First, a policy or practice that is effective in accomplishing one goal can impede the realisation of other goals. A strategy that improves short-term mastery of materials can cause damages to creativity and transfer, for instance. In the case of Pisa, even if the factors that make an education system successful in achieving high test scores could be identified with precision, it is perfectly possible that they might hurt student wellbeing. East Asian education systems, for example, have been found to be very effective in producing excellent performances in tests AND hurting students’ social-emotional, psychological, and physical well-being, resulting in less life satisfaction, less positive attitude, and lower levels of confidence. 

Second, policies and practices that benefit some students can hurt others. This is evidenced by the inconsistent finding of the quality of teachers in Pisa. Top graduates do not necessarily benefit all students.

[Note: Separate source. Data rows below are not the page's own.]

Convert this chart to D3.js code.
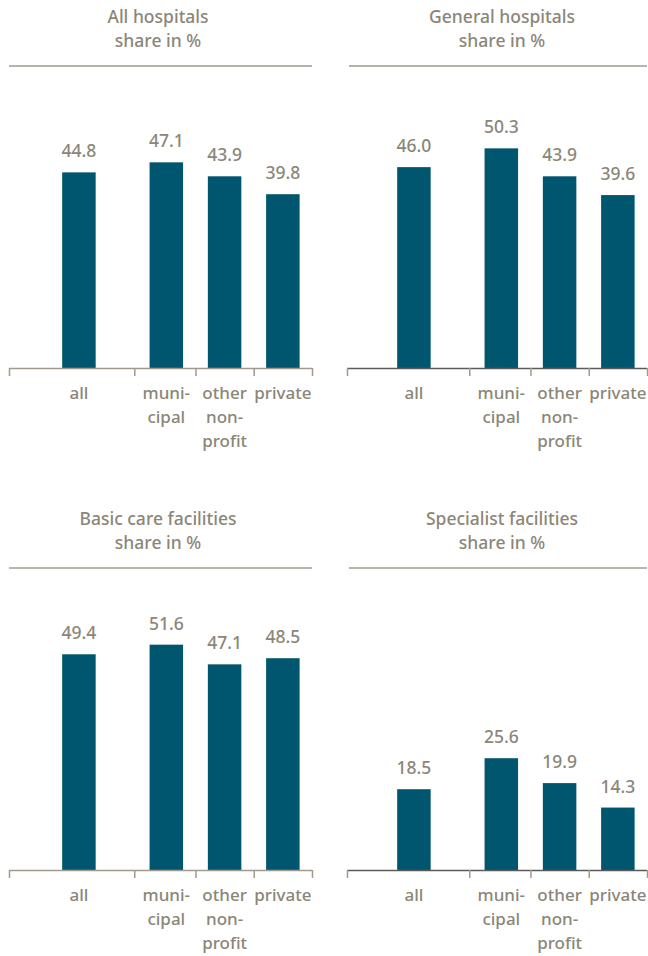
<!DOCTYPE html>
<html>
<head>
<meta charset="utf-8">
<script src="https://cdn.jsdelivr.net/npm/d3@7"></script>
<style>
  html, body { margin: 0; padding: 0; background: #fff; }
  svg { display: block; }
  text { font-family: "Noto Sans", sans-serif; font-weight: 500; fill: #8b8678; }
</style>
</head>
<body>
<svg id="chart" width="648" height="956"></svg>
<script>
// Ownership categories shown on every panel
const categories = ["all", "municipal", "other", "private"];
const categoryLabels = [["all"], ["muni-", "cipal"], ["other", "non-", "profit"], ["private"]];

// Panel titles
const panelTitles = ["All hospitals", "General hospitals", "Basic care facilities", "Specialist facilities"];
const subtitle = "share in %";

// Shares in % per panel, in category order
const allHospitals = [44.8, 47.1, 43.9, 39.8];
const generalHospitals = [46.0, 50.3, 43.9, 39.6];
const basicCare = [49.4, 51.6, 47.1, 48.5];
const specialist = [18.5, 25.6, 19.9, 14.3];

const panelValues = [allHospitals, generalHospitals, basicCare, specialist];

const BAR = "#00566f";
const LINE = "#a09b8e";
const svg = d3.select("#chart");

// Layout of the 2x2 grid
const panelX = [9, 344];
const panelY = [0, 502];
const panelW = 303;
const titleX = [149, 158];
const leftInset = [0, 3];   // right-hand column starts its rules a little further in
const axisColor = [LINE, "#5c5b57"];

// Slot position of each category along the axis ("all" set apart from the rest)
const slot = { all: 0, municipal: 1.5, other: 2.5, private: 3.5 };

panelValues.forEach((values, i) => {
  const col = i % 2, row = Math.floor(i / 2);
  const x0 = panelX[col], y0 = panelY[row];
  const g = svg.append("g").attr("transform", `translate(${x0},${y0})`);

  const x = d3.scaleLinear().domain([-1.2, 4]).range([0, panelW]);
  const y = d3.scaleLinear().domain([0, 60]).range([368, 106]);
  const bw = x(0.575) - x(0);
  const left = leftInset[col];

  // title
  const t = g.append("text")
    .attr("text-anchor", "middle")
    .style("font-size", "17.5px");
  t.append("tspan").attr("x", titleX[col]).attr("y", 23).text(panelTitles[i]);
  t.append("tspan").attr("x", titleX[col]).attr("y", 47).text(subtitle);

  g.append("line")
    .attr("x1", left + (col ? 2 : 0)).attr("x2", panelW)
    .attr("y1", 66).attr("y2", 66)
    .attr("stroke", LINE).attr("stroke-width", 1.5);

  // bars
  g.selectAll("rect.bar")
    .data(values)
    .join("rect")
    .attr("class", "bar")
    .attr("x", (d, j) => x(slot[categories[j]]) - bw / 2)
    .attr("width", bw)
    .attr("y", d => y(d))
    .attr("height", d => y(0) - y(d))
    .attr("fill", BAR);

  // value labels
  g.selectAll("text.val")
    .data(values)
    .join("text")
    .attr("class", "val")
    .attr("text-anchor", "middle")
    .attr("x", (d, j) => x(slot[categories[j]]))
    .attr("y", d => y(d) - 15)
    .style("font-size", "17.5px")
    .text(d => d.toFixed(1));

  // axis with ticks at the section boundaries
  const boundaries = [x.invert(left), 0.95, 2, 3, 4];
  const axis = d3.axisBottom(x)
    .tickValues(boundaries)
    .tickSize(8)
    .tickSizeOuter(0)
    .tickFormat("");
  const ag = g.append("g").attr("transform", `translate(0,${y(0)})`).call(axis);
  ag.select(".domain").attr("stroke", axisColor[col]).attr("stroke-width", 1.5)
    .attr("d", `M${left},0.5H${panelW}`);
  ag.selectAll(".tick line").attr("stroke", LINE).attr("stroke-width", 1.5);

  // category labels
  categories.forEach((c, j) => {
    const lt = g.append("text")
      .attr("text-anchor", "middle")
      .style("font-size", "17px");
    categoryLabels[j].forEach((s, k) => {
      lt.append("tspan")
        .attr("x", x(slot[c]))
        .attr("y", 399 + k * 24)
        .text(s);
    });
  });
});
</script>
</body>
</html>
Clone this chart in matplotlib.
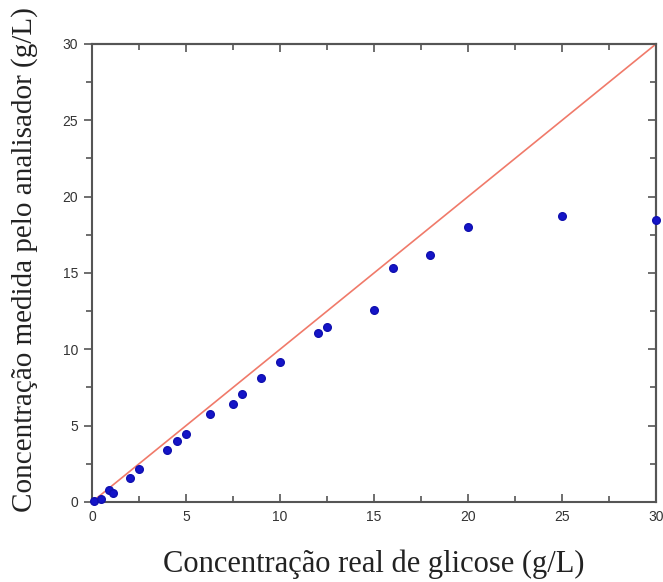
import matplotlib
matplotlib.use("Agg")
import matplotlib.pyplot as plt
from matplotlib.ticker import MultipleLocator

# glucose: real concentration vs analyser reading (g/L)
real = [0.1, 0.5, 0.9, 1.1, 2.0, 2.5, 4.0, 4.5, 5.0, 6.3, 7.5, 8.0, 9.0, 10.0,
        12.0, 12.5, 15.0, 16.0, 18.0, 20.0, 25.0, 30.0]
measured = [0.07, 0.2, 0.8, 0.6, 1.6, 2.15, 3.4, 4.0, 4.45, 5.75, 6.4, 7.05, 8.1, 9.2,
            11.1, 11.45, 12.6, 15.3, 16.15, 18.0, 18.75, 18.5]
ideal = [0, 30]

fig = plt.figure(figsize=(6.63, 5.82), dpi=100)
ax = fig.add_axes([0.1388, 0.1375, 0.8506, 0.7869])

ax.plot(ideal, ideal, color="#f07a6a", lw=1.2, zorder=2)
ax.plot(real, measured, "o", color="#1414c8", ms=5.5, mec="#1010b0", zorder=3,
        clip_on=False)

ax.set_xlim(0, 30)
ax.set_ylim(0, 30)
for a in (ax.xaxis, ax.yaxis):
    a.set_major_locator(MultipleLocator(5))
    a.set_minor_locator(MultipleLocator(2.5))

edge = "#555555"
for s in ax.spines.values():
    s.set_color(edge)
    s.set_linewidth(1.5)

ax.tick_params(axis="x", which="both", direction="in", colors=edge,
               labelcolor="#333333", labelsize=10, pad=6)
ax.tick_params(axis="y", which="both", direction="out", colors=edge,
               labelcolor="#333333", labelsize=10, pad=4)
ax.tick_params(which="major", length=6, width=1.2)
ax.tick_params(which="minor", length=4, width=1.2)
for lab in ax.get_xticklabels() + ax.get_yticklabels():
    lab.set_family(["Liberation Sans", "DejaVu Sans"])

top = ax.secondary_xaxis("top")
right = ax.secondary_yaxis("right")
for sec, axis in ((top, top.xaxis), (right, right.yaxis)):
    axis.set_major_locator(MultipleLocator(5))
    axis.set_minor_locator(MultipleLocator(2.5))
    sec.tick_params(which="both", direction="in", colors=edge,
                    labelleft=False, labelright=False, labeltop=False,
                    labelbottom=False)
    sec.tick_params(which="major", length=6, width=1.2)
    sec.tick_params(which="minor", length=4, width=1.2)
    for s in sec.spines.values():
        s.set_color(edge)
        s.set_linewidth(1.5)

serif = ["Liberation Serif", "DejaVu Serif"]
ax.set_xlabel("Concentração real de glicose (g/L)", family=serif, fontsize=22,
              color="#222222", labelpad=18)
ax.set_ylabel("Concentração medida pelo analisador (g/L)", family=serif,
              fontsize=21, color="#222222")
ax.yaxis.set_label_coords(-0.095, 0.53)

fig.savefig("out.png", dpi=100)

It has been found that teachers with high academic performances in secondary schools have been found to benefit high performing students but hurt low performing students.

Third, policies and practices that work well in one context may cause harm in others. The unintended consequences of education reform are well documented and evidenced. School choice, for example, may benefit children whose parents are able to take advantage of the choice but hurt those parents are not in the position to participate. In the Pisa case, this explains why some, actually only a very small number, countries have seen rapid improvements after adopting policies endorsed by Pisa, while many others have not seen improvement. The countries performing less well, after adopting Pisa strategies, tend not to be in the international limelight and the side effects, or negative effects, of policy interference, are less well known. This means that cultural contexts do indeed play a major role in the effectiveness and effects of educational policies and practices.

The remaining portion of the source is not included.